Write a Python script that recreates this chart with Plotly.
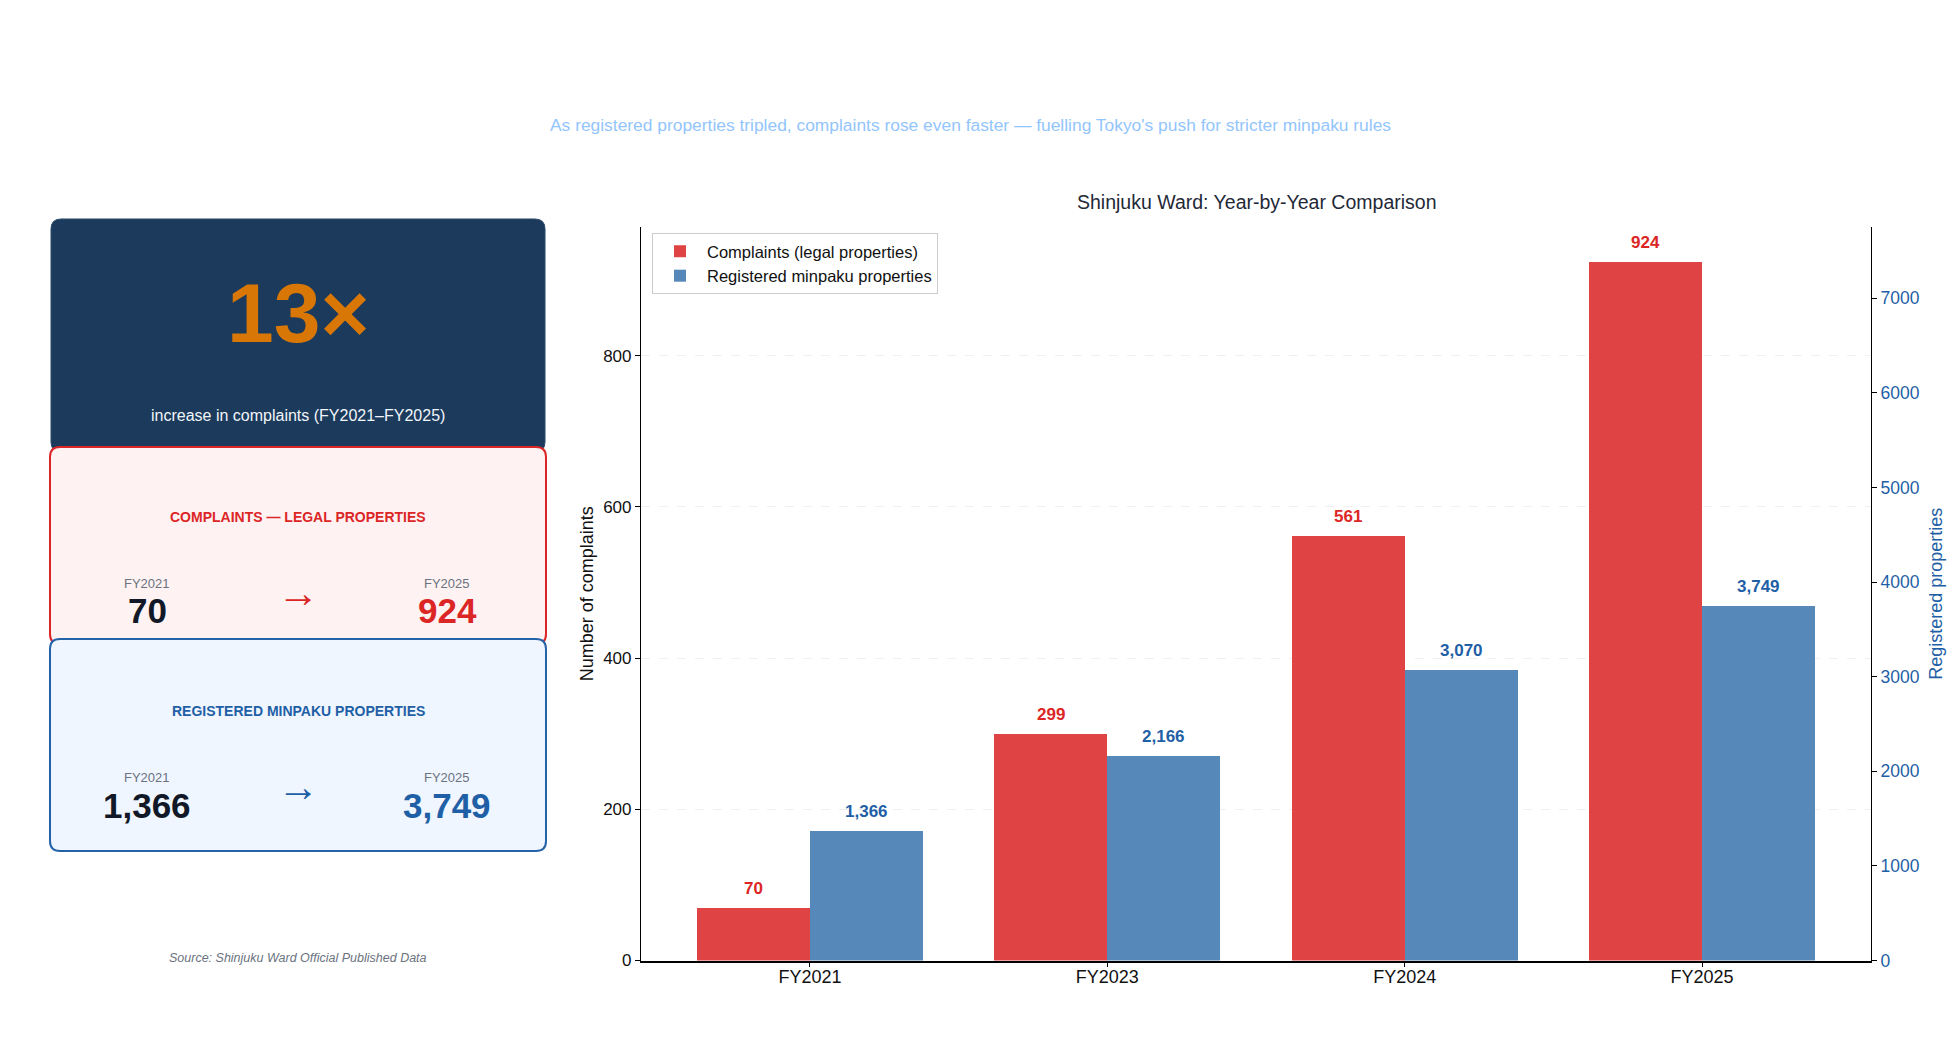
import plotly.graph_objects as go

# ---------------- data ----------------
years = ["FY2021", "FY2023", "FY2024", "FY2025"]
complaints = [70, 299, 561, 924]
registered = [1366, 2166, 3070, 3749]
complaint_labels = ["70", "299", "561", "924"]
registered_labels = ["1,366", "2,166", "3,070", "3,749"]
left_ticks = [0, 200, 400, 600, 800]
right_ticks = [0, 1000, 2000, 3000, 4000, 5000, 6000, 7000]

multiplier_text = "13×"
multiplier_caption = "increase in complaints (FY2021–FY2025)"
card_titles = ["COMPLAINTS — LEGAL PROPERTIES", "REGISTERED MINPAKU PROPERTIES"]
card_start = [("FY2021", "70"), ("FY2021", "1,366")]
card_end = [("FY2025", "924"), ("FY2025", "3,749")]

subtitle = "As registered properties tripled, complaints rose even faster — fuelling Tokyo's push for stricter minpaku rules"
chart_title = "Shinjuku Ward: Year-by-Year Comparison"
source = "Source: Shinjuku Ward Official Published Data"

# ---------------- styling ----------------
W, H = 1956, 1046
FONT = "Liberation Sans, Arial, sans-serif"
RED = "#dc2626"
RED_BAR = "rgb(224,67,67)"
BLUE = "#1f5fa6"
BLUE_BAR = "rgb(86,136,185)"
NAVY = "#1b3a5c"
AMBER = "#d97706"
DARK = "#111827"
GRAY = "#6b7280"


def px(x):
    return x / W


def py(y):
    return 1 - y / H


def rrect(x0, y0, x1, y1, r):
    pts = [
        ("M", (x0 + r, y0)), ("L", (x1 - r, y0)), ("Q", (x1, y0), (x1, y0 + r)),
        ("L", (x1, y1 - r)), ("Q", (x1, y1), (x1 - r, y1)),
        ("L", (x0 + r, y1)), ("Q", (x0, y1), (x0, y1 - r)),
        ("L", (x0, y0 + r)), ("Q", (x0, y0), (x0 + r, y0)),
    ]
    s = ""
    for p in pts:
        s += p[0] + " " + " ".join(f"{px(a):.6f},{py(b):.6f}" for a, b in p[1:]) + " "
    return s + "Z"


BW = 0.38
xs = list(range(len(years)))

fig = go.Figure()
fig.add_trace(go.Bar(
    x=xs, y=complaints, name="Complaints (legal properties)",
    marker=dict(color=RED_BAR, line=dict(width=0)),
    width=BW, offset=-BW, yaxis="y", hoverinfo="skip",
))
fig.add_trace(go.Bar(
    x=xs, y=registered, name="Registered minpaku properties",
    marker=dict(color=BLUE_BAR, line=dict(width=0)),
    width=BW, offset=0, yaxis="y2", hoverinfo="skip",
))

annotations = []
for i, (v, lab) in enumerate(zip(complaints, complaint_labels)):
    annotations.append(dict(x=i - BW / 2, y=v, xref="x", yref="y", text=f"<b>{lab}</b>",
                            showarrow=False, yanchor="bottom", yshift=8,
                            font=dict(size=17, color=RED, family=FONT)))
for i, (v, lab) in enumerate(zip(registered, registered_labels)):
    annotations.append(dict(x=i + BW / 2, y=v, xref="x", yref="y2", text=f"<b>{lab}</b>",
                            showarrow=False, yanchor="bottom", yshift=8,
                            font=dict(size=17, color=BLUE, family=FONT)))


def txt(x, y, text, size, color, bold=False, italic=False):
    t = text
    if bold:
        t = f"<b>{t}</b>"
    if italic:
        t = f"<i>{t}</i>"
    annotations.append(dict(x=px(x), y=py(y), xref="paper", yref="paper", text=t,
                            showarrow=False, xanchor="center", yanchor="middle",
                            font=dict(size=size, color=color, family=FONT)))


txt(970, 125, subtitle, 17.4, "#93c5fd")
txt(1257, 202, chart_title, 19.5, "#1f2937")

# KPI cards
txt(298, 313, multiplier_text, 84, AMBER, bold=True)
txt(298, 415, multiplier_caption, 16, "#f1f5f9")

card_y = [(517, 583, 610, 592), (711, 777, 805, 786)]
title_colors = [RED, BLUE]
end_colors = [RED, BLUE]
for k in range(2):
    ty, ly, vy, ay = card_y[k]
    txt(298, ty, card_titles[k], 14, title_colors[k], bold=True)
    txt(147, ly, card_start[k][0], 13, GRAY)
    txt(147, vy, card_start[k][1], 35, DARK, bold=True)
    txt(447, ly, card_end[k][0], 13, GRAY)
    txt(447, vy, card_end[k][1], 35, end_colors[k], bold=True)
    txt(298, ay, "→", 42, title_colors[k])

txt(298, 958, source, 12.5, GRAY, italic=True)

shapes = [
    dict(type="path", xref="paper", yref="paper", path=rrect(51, 219, 545, 452, 10),
         fillcolor=NAVY, line=dict(color="#2b4a6c", width=1), layer="below"),
    dict(type="path", xref="paper", yref="paper", path=rrect(50, 447, 546, 644, 10),
         fillcolor="#fef2f2", line=dict(color=RED, width=2), layer="below"),
    dict(type="path", xref="paper", yref="paper", path=rrect(50, 639, 546, 851, 10),
         fillcolor="#eff6ff", line=dict(color="#2563a8", width=2), layer="below"),
]

fig.update_layout(
    width=W, height=H, autosize=False,
    margin=dict(l=0, r=0, t=0, b=0),
    paper_bgcolor="white", plot_bgcolor="white",
    font=dict(family=FONT, color="#111"),
    showlegend=True,
    legend=dict(x=px(652), y=py(233), xanchor="left", yanchor="top",
                bgcolor="white", bordercolor="#cccccc", borderwidth=1,
                itemwidth=44, tracegroupgap=0,
                font=dict(size=16.5, color="#111", family=FONT), traceorder="normal"),
    xaxis=dict(domain=[px(641), px(1871)], range=[-0.568, 3.568],
               tickmode="array", tickvals=xs, ticktext=years,
               tickfont=dict(size=18, color="#111"),
               showline=True, linecolor="black", linewidth=1.8,
               ticks="outside", ticklen=5, tickcolor="black",
               ticklabelstandoff=-6,
               showgrid=False, zeroline=False, automargin=False),
    yaxis=dict(domain=[py(960.5), py(227)], range=[0, 970.2],
               tickmode="array", tickvals=left_ticks,
               tickfont=dict(size=17, color="#111"),
               showline=True, linecolor="black", linewidth=1.2,
               ticks="outside", ticklen=5, tickcolor="black",
               showgrid=True, gridcolor="#f0f0f0", griddash="dash", gridwidth=0.8,
               zeroline=False, automargin=False,
               title=dict(text="Number of complaints", font=dict(size=18, color="#111"),
                          standoff=4)),
    yaxis2=dict(overlaying="y", side="right", anchor="x", range=[0, 7753],
                tickmode="array", tickvals=right_ticks,
                tickfont=dict(size=17.5, color=BLUE),
                showline=True, linecolor="black", linewidth=1.2,
                ticks="outside", ticklen=5, tickcolor="black",
                showgrid=False, zeroline=False, automargin=False,
                title=dict(text="Registered properties", font=dict(size=18, color=BLUE),
                           standoff=10)),
    annotations=annotations,
    shapes=shapes,
    bargap=0,
)

fig.write_html("out.html")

◆ Your task ◆
Every line of text is to be repeated exactly; pictures are left out.

◆ Task response ◆
Write a Python script that recreates this chart with Plotly.
import plotly.graph_objects as go

# ---------------- data ----------------
years = ["FY2021", "FY2023", "FY2024", "FY2025"]
complaints = [70, 299, 561, 924]
registered = [1366, 2166, 3070, 3749]
complaint_labels = ["70", "299", "561", "924"]
registered_labels = ["1,366", "2,166", "3,070", "3,749"]
left_ticks = [0, 200, 400, 600, 800]
right_ticks = [0, 1000, 2000, 3000, 4000, 5000, 6000, 7000]

multiplier_text = "13×"
multiplier_caption = "increase in complaints (FY2021–FY2025)"
card_titles = ["COMPLAINTS — LEGAL PROPERTIES", "REGISTERED MINPAKU PROPERTIES"]
card_start = [("FY2021", "70"), ("FY2021", "1,366")]
card_end = [("FY2025", "924"), ("FY2025", "3,749")]

subtitle = "As registered properties tripled, complaints rose even faster — fuelling Tokyo's push for stricter minpaku rules"
chart_title = "Shinjuku Ward: Year-by-Year Comparison"
source = "Source: Shinjuku Ward Official Published Data"

# ---------------- styling ----------------
W, H = 1956, 1046
FONT = "Liberation Sans, Arial, sans-serif"
RED = "#dc2626"
RED_BAR = "rgb(224,67,67)"
BLUE = "#1f5fa6"
BLUE_BAR = "rgb(86,136,185)"
NAVY = "#1b3a5c"
AMBER = "#d97706"
DARK = "#111827"
GRAY = "#6b7280"


def px(x):
    return x / W


def py(y):
    return 1 - y / H


def rrect(x0, y0, x1, y1, r):
    pts = [
        ("M", (x0 + r, y0)), ("L", (x1 - r, y0)), ("Q", (x1, y0), (x1, y0 + r)),
        ("L", (x1, y1 - r)), ("Q", (x1, y1), (x1 - r, y1)),
        ("L", (x0 + r, y1)), ("Q", (x0, y1), (x0, y1 - r)),
        ("L", (x0, y0 + r)), ("Q", (x0, y0), (x0 + r, y0)),
    ]
    s = ""
    for p in pts:
        s += p[0] + " " + " ".join(f"{px(a):.6f},{py(b):.6f}" for a, b in p[1:]) + " "
    return s + "Z"


BW = 0.38
xs = list(range(len(years)))

fig = go.Figure()
fig.add_trace(go.Bar(
    x=xs, y=complaints, name="Complaints (legal properties)",
    marker=dict(color=RED_BAR, line=dict(width=0)),
    width=BW, offset=-BW, yaxis="y", hoverinfo="skip",
))
fig.add_trace(go.Bar(
    x=xs, y=registered, name="Registered minpaku properties",
    marker=dict(color=BLUE_BAR, line=dict(width=0)),
    width=BW, offset=0, yaxis="y2", hoverinfo="skip",
))

annotations = []
for i, (v, lab) in enumerate(zip(complaints, complaint_labels)):
    annotations.append(dict(x=i - BW / 2, y=v, xref="x", yref="y", text=f"<b>{lab}</b>",
                            showarrow=False, yanchor="bottom", yshift=8,
                            font=dict(size=17, color=RED, family=FONT)))
for i, (v, lab) in enumerate(zip(registered, registered_labels)):
    annotations.append(dict(x=i + BW / 2, y=v, xref="x", yref="y2", text=f"<b>{lab}</b>",
                            showarrow=False, yanchor="bottom", yshift=8,
                            font=dict(size=17, color=BLUE, family=FONT)))


def txt(x, y, text, size, color, bold=False, italic=False):
    t = text
    if bold:
        t = f"<b>{t}</b>"
    if italic:
        t = f"<i>{t}</i>"
    annotations.append(dict(x=px(x), y=py(y), xref="paper", yref="paper", text=t,
                            showarrow=False, xanchor="center", yanchor="middle",
                            font=dict(size=size, color=color, family=FONT)))


txt(970, 125, subtitle, 17.4, "#93c5fd")
txt(1257, 202, chart_title, 19.5, "#1f2937")

# KPI cards
txt(298, 313, multiplier_text, 84, AMBER, bold=True)
txt(298, 415, multiplier_caption, 16, "#f1f5f9")

card_y = [(517, 583, 610, 592), (711, 777, 805, 786)]
title_colors = [RED, BLUE]
end_colors = [RED, BLUE]
for k in range(2):
    ty, ly, vy, ay = card_y[k]
    txt(298, ty, card_titles[k], 14, title_colors[k], bold=True)
    txt(147, ly, card_start[k][0], 13, GRAY)
    txt(147, vy, card_start[k][1], 35, DARK, bold=True)
    txt(447, ly, card_end[k][0], 13, GRAY)
    txt(447, vy, card_end[k][1], 35, end_colors[k], bold=True)
    txt(298, ay, "→", 42, title_colors[k])

txt(298, 958, source, 12.5, GRAY, italic=True)

shapes = [
    dict(type="path", xref="paper", yref="paper", path=rrect(51, 219, 545, 452, 10),
         fillcolor=NAVY, line=dict(color="#2b4a6c", width=1), layer="below"),
    dict(type="path", xref="paper", yref="paper", path=rrect(50, 447, 546, 644, 10),
         fillcolor="#fef2f2", line=dict(color=RED, width=2), layer="below"),
    dict(type="path", xref="paper", yref="paper", path=rrect(50, 639, 546, 851, 10),
         fillcolor="#eff6ff", line=dict(color="#2563a8", width=2), layer="below"),
]

fig.update_layout(
    width=W, height=H, autosize=False,
    margin=dict(l=0, r=0, t=0, b=0),
    paper_bgcolor="white", plot_bgcolor="white",
    font=dict(family=FONT, color="#111"),
    showlegend=True,
    legend=dict(x=px(652), y=py(233), xanchor="left", yanchor="top",
                bgcolor="white", bordercolor="#cccccc", borderwidth=1,
                itemwidth=44, tracegroupgap=0,
                font=dict(size=16.5, color="#111", family=FONT), traceorder="normal"),
    xaxis=dict(domain=[px(641), px(1871)], range=[-0.568, 3.568],
               tickmode="array", tickvals=xs, ticktext=years,
               tickfont=dict(size=18, color="#111"),
               showline=True, linecolor="black", linewidth=1.8,
               ticks="outside", ticklen=5, tickcolor="black",
               ticklabelstandoff=-6,
               showgrid=False, zeroline=False, automargin=False),
    yaxis=dict(domain=[py(960.5), py(227)], range=[0, 970.2],
               tickmode="array", tickvals=left_ticks,
               tickfont=dict(size=17, color="#111"),
               showline=True, linecolor="black", linewidth=1.2,
               ticks="outside", ticklen=5, tickcolor="black",
               showgrid=True, gridcolor="#f0f0f0", griddash="dash", gridwidth=0.8,
               zeroline=False, automargin=False,
               title=dict(text="Number of complaints", font=dict(size=18, color="#111"),
                          standoff=4)),
    yaxis2=dict(overlaying="y", side="right", anchor="x", range=[0, 7753],
                tickmode="array", tickvals=right_ticks,
                tickfont=dict(size=17.5, color=BLUE),
                showline=True, linecolor="black", linewidth=1.2,
                ticks="outside", ticklen=5, tickcolor="black",
                showgrid=False, zeroline=False, automargin=False,
                title=dict(text="Registered properties", font=dict(size=18, color=BLUE),
                           standoff=10)),
    annotations=annotations,
    shapes=shapes,
    bargap=0,
)

fig.write_html("out.html")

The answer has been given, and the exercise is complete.